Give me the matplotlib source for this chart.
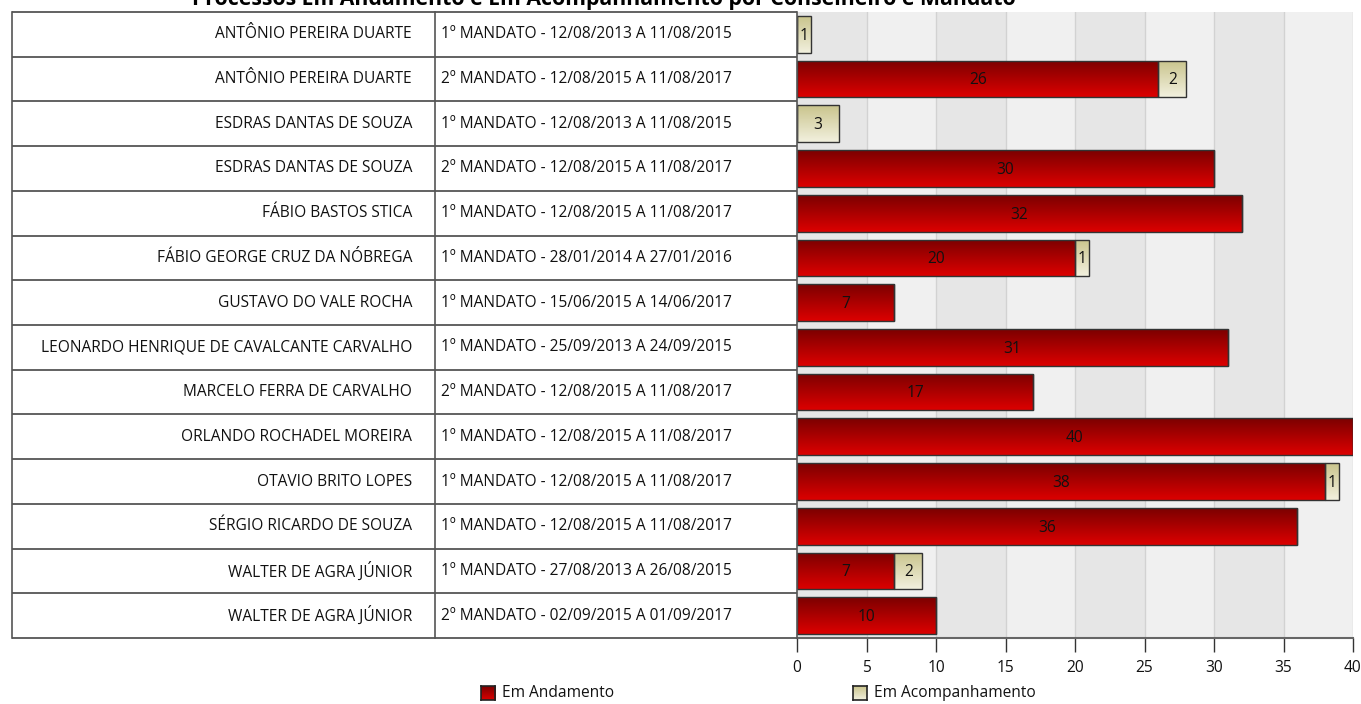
import numpy as np
import matplotlib
matplotlib.use("Agg")
import matplotlib.pyplot as plt

plt.rcParams['font.family'] = ['Open Sans', 'DejaVu Sans']

conselheiros = ["ANTÔNIO PEREIRA DUARTE", "ANTÔNIO PEREIRA DUARTE", "ESDRAS DANTAS DE SOUZA",
                "ESDRAS DANTAS DE SOUZA", "FÁBIO BASTOS STICA", "FÁBIO GEORGE CRUZ DA NÓBREGA",
                "GUSTAVO DO VALE ROCHA", "LEONARDO HENRIQUE DE CAVALCANTE CARVALHO",
                "MARCELO FERRA DE CARVALHO", "ORLANDO ROCHADEL MOREIRA", "OTAVIO BRITO LOPES",
                "SÉRGIO RICARDO DE SOUZA", "WALTER DE AGRA JÚNIOR", "WALTER DE AGRA JÚNIOR"]
mandatos = ["1º MANDATO - 12/08/2013 A 11/08/2015", "2º MANDATO - 12/08/2015 A 11/08/2017",
            "1º MANDATO - 12/08/2013 A 11/08/2015", "2º MANDATO - 12/08/2015 A 11/08/2017",
            "1º MANDATO - 12/08/2015 A 11/08/2017", "1º MANDATO - 28/01/2014 A 27/01/2016",
            "1º MANDATO - 15/06/2015 A 14/06/2017", "1º MANDATO - 25/09/2013 A 24/09/2015",
            "2º MANDATO - 12/08/2015 A 11/08/2017", "1º MANDATO - 12/08/2015 A 11/08/2017",
            "1º MANDATO - 12/08/2015 A 11/08/2017", "1º MANDATO - 12/08/2015 A 11/08/2017",
            "1º MANDATO - 27/08/2013 A 26/08/2015", "2º MANDATO - 02/09/2015 A 01/09/2017"]
em_andamento = [0, 26, 0, 30, 32, 20, 7, 31, 17, 40, 38, 36, 7, 10]
em_acompanhamento = [1, 2, 3, 0, 0, 1, 0, 0, 0, 0, 1, 0, 2, 0]
xticks = [0, 5, 10, 15, 20, 25, 30, 35, 40]
title = "Processos Em Andamento e Em Acompanhamento por Conselheiro e Mandato"

FS = 11.2
W, H = 1361, 704
fig = plt.figure(figsize=(W / 100, H / 100), dpi=100)

px0, px1, py0, py1 = 797, 1353, 12, 638
ax = fig.add_axes([px0 / W, 1 - py1 / H, (px1 - px0) / W, (py1 - py0) / H])
n = len(conselheiros)
y = np.arange(n)

# background bands
for i in range(len(xticks) - 1):
    ax.axvspan(xticks[i], xticks[i + 1], color='#e6e6e6' if i % 2 == 0 else '#f0f0f0', zorder=0, lw=0)
for t in xticks[1:]:
    ax.axvline(t, color='#d2d2d2', lw=1, zorder=0.5)

def grad(c_top, c_bot):
    a = np.array(matplotlib.colors.to_rgb(c_top))
    b = np.array(matplotlib.colors.to_rgb(c_bot))
    t = np.linspace(0, 1, 64)[:, None]
    return (a * (1 - t) + b * t)[:, None, :]

g_red = grad('#7c0000', '#dc0000')
g_kh = grad('#c9c48c', '#f2f0de')

def draw_bars(vals, left, g):
    bars = ax.barh(y, vals, left=left, height=0.82, color='none', edgecolor='#333333', lw=1, zorder=3)
    for b, v in zip(bars, vals):
        if v <= 0:
            continue
        x0, y0, w, h = b.get_x(), b.get_y(), b.get_width(), b.get_height()
        im = ax.imshow(g, extent=(x0, x0 + w, y0 + h, y0), aspect='auto', zorder=2,
                       interpolation='bilinear')
        im.set_clip_path(b)
        ax.text(x0 + w / 2, y0 + h / 2 + 0.03, str(v), ha='center', va='center',
                fontsize=FS, color='#111111', zorder=4)
    return bars

draw_bars(em_andamento, 0, g_red)
draw_bars(em_acompanhamento, em_andamento, g_kh)
ax.set_ylim(n - 0.5, -0.5)
ax.set_xlim(0, 40)

for s in ['top', 'right', 'left']:
    ax.spines[s].set_visible(False)
ax.spines['bottom'].set_color('#666666')
ax.spines['bottom'].set_linewidth(1.5)
ax.set_yticks([])
ax.set_xticks(xticks)
ax.tick_params(axis='x', length=10, width=1, color='#333333', labelsize=FS, pad=6, labelcolor='#111111')

# table
tx0, tx1 = 12, 797
tab = fig.add_axes([tx0 / W, 1 - py1 / H, (tx1 - tx0) / W, (py1 - py0) / H])
tab.set_xlim(tx0, tx1)
tab.set_ylim(n, 0)
tab.axis('off')
lc = '#555555'
for i in range(n + 1):
    tab.plot([tx0, tx1], [i, i], color=lc, lw=1.3, clip_on=False, solid_capstyle='butt')
tab.plot([tx0, tx0], [0, n], color=lc, lw=1.2, clip_on=False)
tab.plot([435, 435], [0, n], color=lc, lw=1.2, clip_on=False)
tab.plot([tx1, tx1], [0, n], color=lc, lw=1.2, clip_on=False)
for i in range(n):
    tab.text(412, i + 0.5, conselheiros[i], ha='right', va='center', fontsize=FS, color='#111111')
    tab.text(441, i + 0.5, mandatos[i], ha='left', va='center', fontsize=FS, color='#111111')

# title (partly cut off at the top, as in the reference)
fig.text(604 / W, 1 - 5 / H, title, ha='center', va='baseline', fontsize=15.3, fontweight='bold')

# legend
def legend_box(xp, g, label):
    lax = fig.add_axes([xp / W, 1 - 700 / H, 14 / W, 14 / H])
    lax.imshow(g, extent=(0, 1, 1, 0), aspect='auto')
    lax.set_xticks([]); lax.set_yticks([])
    for s in lax.spines.values():
        s.set_color('#222222'); s.set_linewidth(1.2)
    fig.text((xp + 21) / W, 1 - 693 / H, label, ha='left', va='center', fontsize=FS, color='#111111')

legend_box(481, g_red, "Em Andamento")
legend_box(853, g_kh, "Em Acompanhamento")

fig.savefig("out.png", dpi=100)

- - -

CHALLENGE: Restate the entire listing word for word, excluding pictures.

SOLUTION TO THIS TASK:
Give me the matplotlib source for this chart.
import numpy as np
import matplotlib
matplotlib.use("Agg")
import matplotlib.pyplot as plt

plt.rcParams['font.family'] = ['Open Sans', 'DejaVu Sans']

conselheiros = ["ANTÔNIO PEREIRA DUARTE", "ANTÔNIO PEREIRA DUARTE", "ESDRAS DANTAS DE SOUZA",
                "ESDRAS DANTAS DE SOUZA", "FÁBIO BASTOS STICA", "FÁBIO GEORGE CRUZ DA NÓBREGA",
                "GUSTAVO DO VALE ROCHA", "LEONARDO HENRIQUE DE CAVALCANTE CARVALHO",
                "MARCELO FERRA DE CARVALHO", "ORLANDO ROCHADEL MOREIRA", "OTAVIO BRITO LOPES",
                "SÉRGIO RICARDO DE SOUZA", "WALTER DE AGRA JÚNIOR", "WALTER DE AGRA JÚNIOR"]
mandatos = ["1º MANDATO - 12/08/2013 A 11/08/2015", "2º MANDATO - 12/08/2015 A 11/08/2017",
            "1º MANDATO - 12/08/2013 A 11/08/2015", "2º MANDATO - 12/08/2015 A 11/08/2017",
            "1º MANDATO - 12/08/2015 A 11/08/2017", "1º MANDATO - 28/01/2014 A 27/01/2016",
            "1º MANDATO - 15/06/2015 A 14/06/2017", "1º MANDATO - 25/09/2013 A 24/09/2015",
            "2º MANDATO - 12/08/2015 A 11/08/2017", "1º MANDATO - 12/08/2015 A 11/08/2017",
            "1º MANDATO - 12/08/2015 A 11/08/2017", "1º MANDATO - 12/08/2015 A 11/08/2017",
            "1º MANDATO - 27/08/2013 A 26/08/2015", "2º MANDATO - 02/09/2015 A 01/09/2017"]
em_andamento = [0, 26, 0, 30, 32, 20, 7, 31, 17, 40, 38, 36, 7, 10]
em_acompanhamento = [1, 2, 3, 0, 0, 1, 0, 0, 0, 0, 1, 0, 2, 0]
xticks = [0, 5, 10, 15, 20, 25, 30, 35, 40]
title = "Processos Em Andamento e Em Acompanhamento por Conselheiro e Mandato"

FS = 11.2
W, H = 1361, 704
fig = plt.figure(figsize=(W / 100, H / 100), dpi=100)

px0, px1, py0, py1 = 797, 1353, 12, 638
ax = fig.add_axes([px0 / W, 1 - py1 / H, (px1 - px0) / W, (py1 - py0) / H])
n = len(conselheiros)
y = np.arange(n)

# background bands
for i in range(len(xticks) - 1):
    ax.axvspan(xticks[i], xticks[i + 1], color='#e6e6e6' if i % 2 == 0 else '#f0f0f0', zorder=0, lw=0)
for t in xticks[1:]:
    ax.axvline(t, color='#d2d2d2', lw=1, zorder=0.5)

def grad(c_top, c_bot):
    a = np.array(matplotlib.colors.to_rgb(c_top))
    b = np.array(matplotlib.colors.to_rgb(c_bot))
    t = np.linspace(0, 1, 64)[:, None]
    return (a * (1 - t) + b * t)[:, None, :]

g_red = grad('#7c0000', '#dc0000')
g_kh = grad('#c9c48c', '#f2f0de')

def draw_bars(vals, left, g):
    bars = ax.barh(y, vals, left=left, height=0.82, color='none', edgecolor='#333333', lw=1, zorder=3)
    for b, v in zip(bars, vals):
        if v <= 0:
            continue
        x0, y0, w, h = b.get_x(), b.get_y(), b.get_width(), b.get_height()
        im = ax.imshow(g, extent=(x0, x0 + w, y0 + h, y0), aspect='auto', zorder=2,
                       interpolation='bilinear')
        im.set_clip_path(b)
        ax.text(x0 + w / 2, y0 + h / 2 + 0.03, str(v), ha='center', va='center',
                fontsize=FS, color='#111111', zorder=4)
    return bars

draw_bars(em_andamento, 0, g_red)
draw_bars(em_acompanhamento, em_andamento, g_kh)
ax.set_ylim(n - 0.5, -0.5)
ax.set_xlim(0, 40)

for s in ['top', 'right', 'left']:
    ax.spines[s].set_visible(False)
ax.spines['bottom'].set_color('#666666')
ax.spines['bottom'].set_linewidth(1.5)
ax.set_yticks([])
ax.set_xticks(xticks)
ax.tick_params(axis='x', length=10, width=1, color='#333333', labelsize=FS, pad=6, labelcolor='#111111')

# table
tx0, tx1 = 12, 797
tab = fig.add_axes([tx0 / W, 1 - py1 / H, (tx1 - tx0) / W, (py1 - py0) / H])
tab.set_xlim(tx0, tx1)
tab.set_ylim(n, 0)
tab.axis('off')
lc = '#555555'
for i in range(n + 1):
    tab.plot([tx0, tx1], [i, i], color=lc, lw=1.3, clip_on=False, solid_capstyle='butt')
tab.plot([tx0, tx0], [0, n], color=lc, lw=1.2, clip_on=False)
tab.plot([435, 435], [0, n], color=lc, lw=1.2, clip_on=False)
tab.plot([tx1, tx1], [0, n], color=lc, lw=1.2, clip_on=False)
for i in range(n):
    tab.text(412, i + 0.5, conselheiros[i], ha='right', va='center', fontsize=FS, color='#111111')
    tab.text(441, i + 0.5, mandatos[i], ha='left', va='center', fontsize=FS, color='#111111')

# title (partly cut off at the top, as in the reference)
fig.text(604 / W, 1 - 5 / H, title, ha='center', va='baseline', fontsize=15.3, fontweight='bold')

# legend
def legend_box(xp, g, label):
    lax = fig.add_axes([xp / W, 1 - 700 / H, 14 / W, 14 / H])
    lax.imshow(g, extent=(0, 1, 1, 0), aspect='auto')
    lax.set_xticks([]); lax.set_yticks([])
    for s in lax.spines.values():
        s.set_color('#222222'); s.set_linewidth(1.2)
    fig.text((xp + 21) / W, 1 - 693 / H, label, ha='left', va='center', fontsize=FS, color='#111111')

legend_box(481, g_red, "Em Andamento")
legend_box(853, g_kh, "Em Acompanhamento")

fig.savefig("out.png", dpi=100)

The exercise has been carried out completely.